◆ **Data extract**:
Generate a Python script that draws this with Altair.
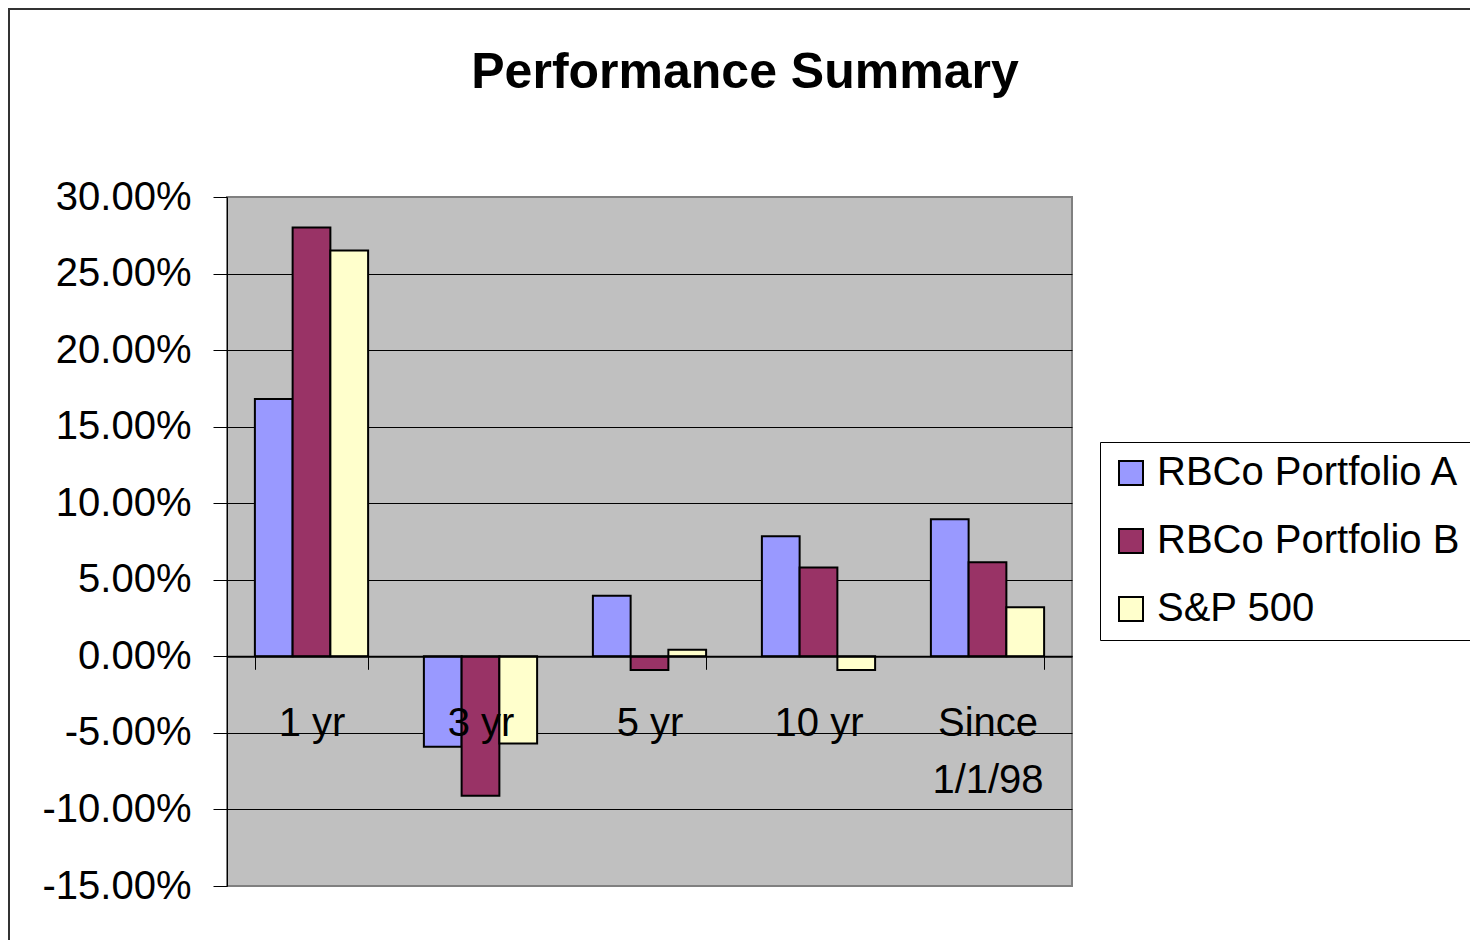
import altair as alt
import pandas as pd

TITLE = "Performance Summary"
periods = ["1 yr", "3 yr", "5 yr", "10 yr", "Since 1/1/98"]
series = ["RBCo Portfolio A", "RBCo Portfolio B", "S&P 500"]
colors = ["#9999FF", "#993366", "#FFFFCC"]
portfolio_a = [16.8, -5.9, 3.95, 7.85, 8.95]
portfolio_b = [28.0, -9.1, -0.9, 5.8, 6.15]
sp500 = [26.5, -5.7, 0.43, -0.9, 3.2]
y_ticks = [-15, -10, -5, 0, 5, 10, 15, 20, 25, 30]

rows = []
for name, vals in zip(series, [portfolio_a, portfolio_b, sp500]):
    for p, v in zip(periods, vals):
        rows.append({"period": p, "series": name, "value": v})
df = pd.DataFrame(rows)

FONT = "Liberation Sans"

bars = alt.Chart(df).mark_bar(stroke="black", strokeWidth=2, opacity=1).encode(
    x=alt.X(
        "period:N",
        sort=periods,
        scale=alt.Scale(paddingInner=0.33, paddingOuter=0.165),
        axis=alt.Axis(
            title=None,
            orient="bottom",
            offset=-229.7,
            tickBand="extent",
            tickSize=13,
            tickColor="black",
            tickWidth=1,
            domainColor="black",
            domainWidth=2,
            labelFont=FONT,
            labelFontSize=40,
            labelColor="black",
            labelAngle=0,
            labelPadding=34,
            labelLineHeight=57,
            labelExpr="datum.label == 'Since 1/1/98' ? ['Since', '1/1/98'] : datum.label",
            grid=False,
            zindex=1,
        ),
    ),
    xOffset=alt.XOffset("series:N", sort=series, scale=alt.Scale(paddingInner=0, paddingOuter=0)),
    y=alt.Y(
        "value:Q",
        scale=alt.Scale(domain=[-15, 30], nice=False, zero=False),
        axis=alt.Axis(
            title=None,
            values=y_ticks,
            tickSize=14,
            tickColor="black",
            domainColor="black",
            domainWidth=1,
            labelFont=FONT,
            labelFontSize=40,
            labelColor="black",
            labelPadding=22,
            labelExpr="(datum.value < 0 ? '-' : '') + format(abs(datum.value), '.2f') + '%'",
            gridColor={"condition": {"test": "datum.value == 30 || datum.value == -15", "value": "#808080"}, "value": "black"},
            gridWidth=1,
            gridOpacity=1,
        ),
    ),
    color=alt.Color(
        "series:N",
        sort=series,
        scale=alt.Scale(domain=series, range=colors),
        legend=alt.Legend(
            title=None,
            orient="none",
            legendX=873,
            legendY=245,
            labelFont=FONT,
            labelFontSize=40,
            labelColor="black",
            labelLimit=400,
            labelOffset=6,
            symbolType="square",
            symbolSize=576,
            symbolStrokeColor="black",
            symbolStrokeWidth=2,
            symbolOpacity=1,
            rowPadding=28,
            padding=11,
            strokeColor="black",
            fillColor="white",
        ),
    ),
)

one = pd.DataFrame({"t": [TITLE]})

title = alt.Chart(one).mark_text(
    font=FONT, fontSize=50, fontWeight="bold", color="black",
    align="center", baseline="alphabetic",
).encode(
    x=alt.value(518), y=alt.value(-109), text="t:N"
)

frame = alt.Chart(one).mark_rect(
    fillOpacity=0, stroke="#333333", strokeWidth=2
).encode(
    x=alt.value(-218), y=alt.value(-188), x2=alt.value(2000), y2=alt.value(2000)
)

chart = alt.layer(frame, bars, title).properties(
    width=845,
    height=689,
    padding={"left": 219, "top": 189, "right": 398, "bottom": 54},
    autosize=alt.AutoSizeParams(type="none"),
    background="white",
).configure_view(
    fill="#C0C0C0", stroke="#808080", strokeWidth=2
)

chart.save("out.html", embed_options={"renderer": "svg", "actions": False})
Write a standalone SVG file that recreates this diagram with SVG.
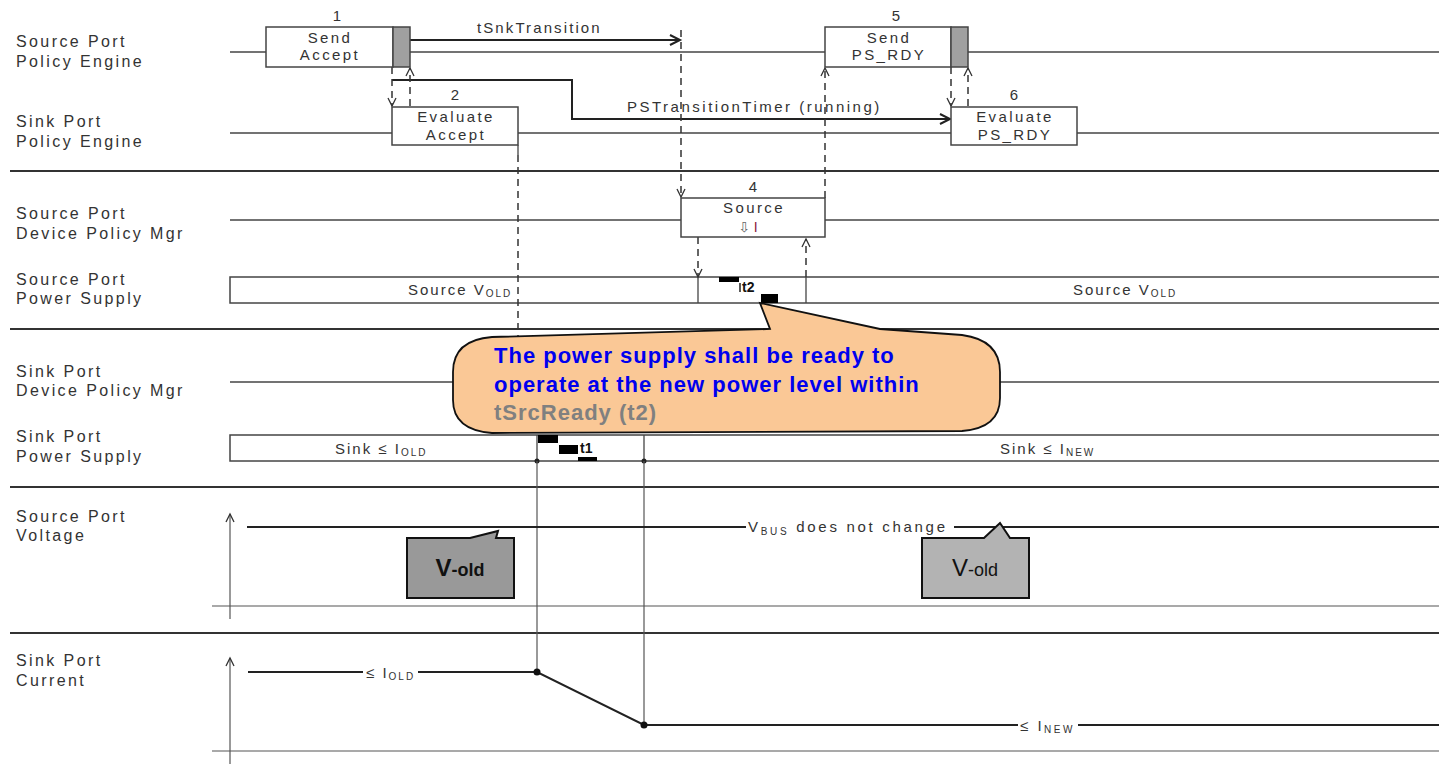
<svg xmlns="http://www.w3.org/2000/svg" width="1439" height="773" viewBox="0 0 1439 773">
<defs>
<style>
text{font-family:"Liberation Sans","DejaVu Sans",Arial,sans-serif;fill:#333}
.lbl{font-size:16px;letter-spacing:2.4px}
.bx{font-size:15px;letter-spacing:2.4px;text-anchor:middle}
.num{font-size:15px;text-anchor:middle}
.row{stroke:#444;stroke-width:1.3;fill:none}
.sep{stroke:#333;stroke-width:2.2}
.box{fill:#fff;stroke:#444;stroke-width:1.5}
.gray{fill:#a0a0a0;stroke:#444;stroke-width:1.5}
.dash{stroke:#333;stroke-width:1.5;stroke-dasharray:7,5;fill:none}
.solid{stroke:#222;stroke-width:2;fill:none}
.thin{stroke:#555;stroke-width:1.2;fill:none}
.blk{fill:#000}
.call{font-size:22px;font-weight:bold;letter-spacing:1px}
.blue{fill:#0000EE}
.grey{fill:#808080}
.dk{fill:#111}
.sig{stroke:#222;stroke-width:2;fill:none}
</style>
<marker id="ah" markerUnits="userSpaceOnUse" markerWidth="14" markerHeight="14" refX="11" refY="6" orient="auto"><path d="M1,1 L11,6 L1,11" fill="none" stroke="#222" stroke-width="2"/></marker>
<marker id="ahs" markerUnits="userSpaceOnUse" markerWidth="12" markerHeight="12" refX="9" refY="5" orient="auto"><path d="M1,1 L9,5 L1,9" fill="none" stroke="#333" stroke-width="1.3"/></marker>
</defs>
<rect width="1439" height="773" fill="#fff"/>

<g id="lane-labels">
<text class="lbl" x="16" y="47">Source Port</text><text class="lbl" x="16" y="67">Policy Engine</text>
<text class="lbl" x="16" y="127">Sink Port</text><text class="lbl" x="16" y="147">Policy Engine</text>
<text class="lbl" x="16" y="219">Source Port</text><text class="lbl" x="16" y="239">Device Policy Mgr</text>
<text class="lbl" x="16" y="285">Source Port</text><text class="lbl" x="16" y="304">Power Supply</text>
<text class="lbl" x="16" y="377">Sink Port</text><text class="lbl" x="16" y="396">Device Policy Mgr</text>
<text class="lbl" x="16" y="442">Sink Port</text><text class="lbl" x="16" y="462">Power Supply</text>
<text class="lbl" x="16" y="522">Source Port</text><text class="lbl" x="16" y="541">Voltage</text>
<text class="lbl" x="16" y="666">Sink Port</text><text class="lbl" x="16" y="686">Current</text>
</g>

<g id="lanes">
<line class="row" x1="230" y1="52" x2="1439" y2="52"/>
<line class="row" x1="230" y1="133" x2="1439" y2="133"/>
<line class="row" x1="230" y1="220" x2="1439" y2="220"/>
<line class="row" x1="230" y1="382" x2="1439" y2="382"/>
<line class="sep" x1="10" y1="171" x2="1439" y2="171"/>
<line class="sep" x1="10" y1="329" x2="1439" y2="329"/>
<line class="sep" x1="10" y1="487" x2="1439" y2="487"/>
<line class="sep" x1="10" y1="633" x2="1439" y2="633"/>
</g>

<g id="src-power-supply">
<rect class="box" x="230" y="277" width="1215" height="26"/>
<line class="row" x1="698" y1="277" x2="698" y2="303"/>
<line class="row" x1="806" y1="277" x2="806" y2="303"/>
<text x="408" y="295" font-size="15" letter-spacing="2">Source V<tspan font-size="10" dy="2">OLD</tspan></text>
<text x="1073" y="295" font-size="15" letter-spacing="2">Source V<tspan font-size="10" dy="2">OLD</tspan></text>
<rect class="blk" x="719" y="277" width="20" height="5"/>
<line x1="740" y1="283" x2="740" y2="292" stroke="#222" stroke-width="1.5"/>
<text class="dk" x="742" y="292" font-size="14" font-weight="bold">t2</text>
<rect class="blk" x="761" y="294" width="17" height="9"/>
</g>

<g id="sink-power-supply">
<rect class="box" x="230" y="435" width="1215" height="26"/>
<line class="row" x1="537" y1="435" x2="537" y2="461"/>
<line class="row" x1="644" y1="435" x2="644" y2="461"/>
<text x="335" y="454" font-size="15" letter-spacing="2">Sink ≤ I<tspan font-size="10" dy="2">OLD</tspan></text>
<text x="1000" y="454" font-size="15" letter-spacing="2">Sink ≤ I<tspan font-size="10" dy="2">NEW</tspan></text>
<rect class="blk" x="538" y="435" width="20" height="8"/>
<rect class="blk" x="559" y="445" width="19" height="9"/>
<text class="dk" x="580" y="453" font-size="14" font-weight="bold">t1</text>
<rect class="blk" x="578" y="457" width="19" height="4"/>
<circle cx="537" cy="461" r="2.5" fill="#222"/>
<circle cx="644" cy="461" r="2.5" fill="#222"/>
</g>

<g id="connectors">
<line class="solid" x1="410" y1="40" x2="680" y2="40" marker-end="url(#ah)"/>
<polyline class="solid" points="392,80 572,80 572,119 950,119" marker-end="url(#ah)"/>
<line class="dash" x1="681" y1="30" x2="681" y2="197" marker-end="url(#ahs)"/>
<line class="dash" x1="392" y1="67" x2="392" y2="106" marker-end="url(#ahs)"/>
<line class="dash" x1="410" y1="106" x2="410" y2="68" marker-end="url(#ahs)"/>
<line class="row" x1="518" y1="145" x2="518" y2="155"/>
<line class="dash" x1="518" y1="155" x2="518" y2="345"/>
<line class="dash" x1="825" y1="198" x2="825" y2="68" marker-end="url(#ahs)"/>
<line class="dash" x1="951" y1="67" x2="951" y2="106" marker-end="url(#ahs)"/>
<line class="dash" x1="968" y1="106" x2="968" y2="68" marker-end="url(#ahs)"/>
<line class="dash" x1="698" y1="237" x2="698" y2="277" marker-end="url(#ahs)"/>
<line class="dash" x1="806" y1="277" x2="806" y2="239" marker-end="url(#ahs)"/>
<line class="thin" x1="537" y1="461" x2="537" y2="672"/>
<line class="thin" x1="644" y1="461" x2="644" y2="725"/>
</g>
<text x="477" y="33" font-size="15" letter-spacing="2.1">tSnkTransition</text>
<text x="627" y="112" font-size="15" letter-spacing="2.5">PSTransitionTimer (running)</text>

<g id="n1">
<rect class="box" x="266" y="27" width="127" height="40"/>
<rect class="gray" x="393" y="27" width="17" height="40"/>
<text class="num" x="337" y="21">1</text>
<text class="bx" x="330" y="43">Send</text><text class="bx" x="330" y="60">Accept</text>
</g>
<g id="n2">
<rect class="box" x="392" y="107" width="126" height="38"/>
<text class="num" x="455" y="100">2</text>
<text class="bx" x="456" y="122">Evaluate</text><text class="bx" x="456" y="140">Accept</text>
</g>
<g id="n4">
<rect class="box" x="681" y="198" width="144" height="39"/>
<text class="num" x="753" y="192">4</text>
<text class="bx" x="754" y="213">Source</text>
<text x="748" y="232" font-size="14" text-anchor="middle" style="fill:#666">⇩ <tspan style="fill:#8a1a3a">I</tspan></text>
</g>
<g id="n5">
<rect class="box" x="825" y="27" width="126" height="40"/>
<rect class="gray" x="951" y="27" width="17" height="40"/>
<text class="num" x="896" y="21">5</text>
<text class="bx" x="889" y="43">Send</text><text class="bx" x="889" y="60">PS_RDY</text>
</g>
<g id="n6">
<rect class="box" x="951" y="107" width="126" height="38"/>
<text class="num" x="1014" y="100">6</text>
<text class="bx" x="1015" y="122">Evaluate</text><text class="bx" x="1015" y="140">PS_RDY</text>
</g>

<g id="callout">
<path d="M453,372 Q453,340 492,337 L770,329 L760,303 L880,329 L962,335 Q1000,340 1000,372 L1000,398 Q1000,428 962,431 L492,433 Q453,430 453,400 Z" fill="#FAC896" stroke="#111" stroke-width="1.8"/>
<text class="call blue" x="494" y="363">The power supply shall be ready to</text>
<text class="call blue" x="494" y="392">operate at the new power level within</text>
<text class="call grey" x="494" y="420">tSrcReady (t2)</text>
</g>

<g id="voltage">
<line class="thin" x1="230" y1="619" x2="230" y2="514" marker-end="url(#ahs)"/>
<line class="thin" x1="212" y1="606" x2="1439" y2="606"/>
<line class="sig" x1="247" y1="527" x2="746" y2="527"/>
<line class="sig" x1="954" y1="527" x2="1439" y2="527"/>
<text x="748" y="532" font-size="15" letter-spacing="2.7">V<tspan font-size="10" dy="3">BUS</tspan><tspan dy="-3"> does not change</tspan></text>
</g>
<g id="vold-dark">
<path d="M407,538 L470,538 L498,531 L496,538 L514,538 L514,598 L407,598 Z" fill="#999" stroke="#111" stroke-width="2"/>
<text class="dk" x="460" y="576" text-anchor="middle" font-weight="bold"><tspan font-size="24">V</tspan><tspan font-size="18">-old</tspan></text>
</g>
<g id="vold-light">
<path d="M922,538 L984,538 L1000,523 L1010,538 L1029,538 L1029,598 L922,598 Z" fill="#b3b3b3" stroke="#111" stroke-width="2"/>
<text class="dk" x="975" y="576" text-anchor="middle"><tspan font-size="24">V</tspan><tspan font-size="18">-old</tspan></text>
</g>

<g id="current">
<line class="thin" x1="230" y1="764" x2="230" y2="658" marker-end="url(#ahs)"/>
<line class="thin" x1="212" y1="751" x2="1439" y2="751"/>
<polyline class="sig" points="248,672 363,672"/>
<polyline class="sig" points="418,672 537,672 644,725 1018,725"/>
<line class="sig" x1="1078" y1="725" x2="1439" y2="725"/>
<circle cx="537" cy="672" r="3.5" fill="#111"/>
<circle cx="644" cy="725" r="3.5" fill="#111"/>
<text x="366" y="678" font-size="15" letter-spacing="2">≤ I<tspan font-size="10" dy="2">OLD</tspan></text>
<text x="1020" y="731" font-size="15" letter-spacing="2.5">≤ I<tspan font-size="10" dy="2">NEW</tspan></text>
</g>
</svg>
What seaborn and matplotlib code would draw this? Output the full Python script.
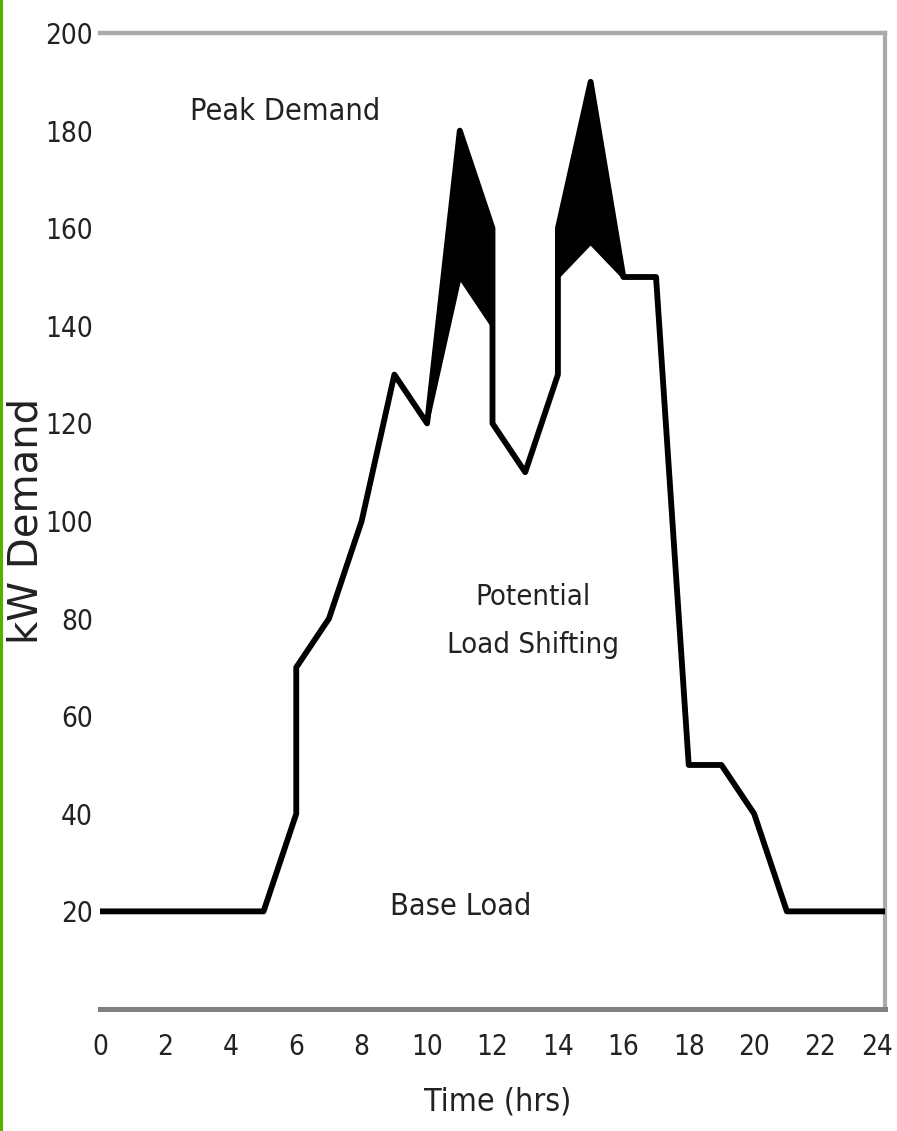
import matplotlib
matplotlib.use('Agg')
import matplotlib.pyplot as plt
import matplotlib.transforms as mtransforms
import seaborn as sns
import pandas as pd

# demand profile (outline of the load curve)
hours = [0, 5, 6, 6, 7, 8, 9, 10, 11, 12, 12, 13, 14, 14, 15, 16, 17, 18, 19, 20, 21, 24]
demand = [20, 20, 40, 70, 80, 100, 130, 120, 180, 160, 120, 110, 130, 160, 190, 150, 150, 50, 50, 40, 20, 20]

# peak shaving segments: original peak vs shifted load
peak1_hours = [10, 11, 12]
peak1_top = [120, 180, 160]
peak1_shift = [120, 150, 140]
peak2_hours = [14, 15, 16]
peak2_top = [160, 190, 150]
peak2_shift = [150, 157, 150]

x_ticks = list(range(0, 25, 2))
y_ticks = list(range(20, 201, 20))

sns.set_style('white')
plt.rcParams['font.family'] = ['DejaVu Sans']
plt.rcParams['font.stretch'] = 'condensed'
text_col = '#222222'

fig = plt.figure(figsize=(8.97, 11.31), dpi=100)
ax = fig.add_axes([0.1115, 0.1079, 0.8751, 0.8629])

df = pd.DataFrame({'hour': hours, 'kw': demand})
sns.lineplot(data=df, x='hour', y='kw', estimator=None, sort=False,
             color='black', lw=4.2, ax=ax, zorder=4)

for hx, top, low in [(peak1_hours, peak1_top, peak1_shift),
                     (peak2_hours, peak2_top, peak2_shift)]:
    ax.fill_between(hx, low, top, color='black', lw=0, zorder=3)
    seg = pd.DataFrame({'hour': hx, 'kw': low})
    sns.lineplot(data=seg, x='hour', y='kw', estimator=None, sort=False,
                 color='black', lw=2.8, ax=ax, zorder=4)

ax.set_xlim(0, 24)
ax.set_ylim(0, 200)
ax.set_xticks(x_ticks)
ax.set_yticks(y_ticks)
ax.set_xticks([8], minor=True)
ax.tick_params(axis='x', which='major', length=0, pad=17, labelsize=20, labelcolor=text_col)
ax.tick_params(axis='x', which='minor', direction='inout', length=14, width=1, color='#aaaaaa')
ax.tick_params(axis='y', direction='in', length=8, width=2, color='#aaaaaa',
               pad=5, labelsize=20, labelcolor=text_col)

# nudge the last x label so it stays inside the picture
last = ax.get_xticklabels()[-1]
last.set_transform(last.get_transform() +
                   mtransforms.ScaledTranslation(-6 / 72, 0, fig.dpi_scale_trans))

ax.spines['left'].set_visible(False)
ax.spines['top'].set_color('#aaaaaa')
ax.spines['top'].set_linewidth(3.2)
ax.spines['right'].set_color('#aaaaaa')
ax.spines['right'].set_linewidth(3)
ax.spines['bottom'].set_color('#808080')
ax.spines['bottom'].set_linewidth(3.6)

ax.set_xlabel('Time (hrs)', fontsize=23, color=text_col)
ax.xaxis.set_label_coords(0.506, -0.079)
ax.set_ylabel('kW Demand', fontsize=29, color=text_col, fontstretch='normal')
ax.yaxis.set_label_coords(-0.068, 0.5)

ax.text(5.66, 184, 'Peak Demand', ha='center', va='center', fontsize=22, color=text_col)
ax.text(13.24, 79.5, 'Potential\nLoad Shifting', ha='center', va='center',
        fontsize=21, color=text_col, linespacing=1.9)
ax.text(11.04, 21, 'Base Load', ha='center', va='center', fontsize=22, color=text_col)

# green frame line at the left edge of the picture
fig.add_artist(plt.Line2D([0.0012, 0.0012], [0, 1], transform=fig.transFigure,
                          color='#55b000', lw=2.2))

fig.savefig('out.png', dpi=100)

◆ **Task goal**: What lines above run from the one with "What seaborn and" to the one with "y_ticks = list(range(20, 201, 20))"? Give them again exactly, ends included, and leave the pictures out.

◆ **Answer for the task**:
What seaborn and matplotlib code would draw this? Output the full Python script.
import matplotlib
matplotlib.use('Agg')
import matplotlib.pyplot as plt
import matplotlib.transforms as mtransforms
import seaborn as sns
import pandas as pd

# demand profile (outline of the load curve)
hours = [0, 5, 6, 6, 7, 8, 9, 10, 11, 12, 12, 13, 14, 14, 15, 16, 17, 18, 19, 20, 21, 24]
demand = [20, 20, 40, 70, 80, 100, 130, 120, 180, 160, 120, 110, 130, 160, 190, 150, 150, 50, 50, 40, 20, 20]

# peak shaving segments: original peak vs shifted load
peak1_hours = [10, 11, 12]
peak1_top = [120, 180, 160]
peak1_shift = [120, 150, 140]
peak2_hours = [14, 15, 16]
peak2_top = [160, 190, 150]
peak2_shift = [150, 157, 150]

x_ticks = list(range(0, 25, 2))
y_ticks = list(range(20, 201, 20))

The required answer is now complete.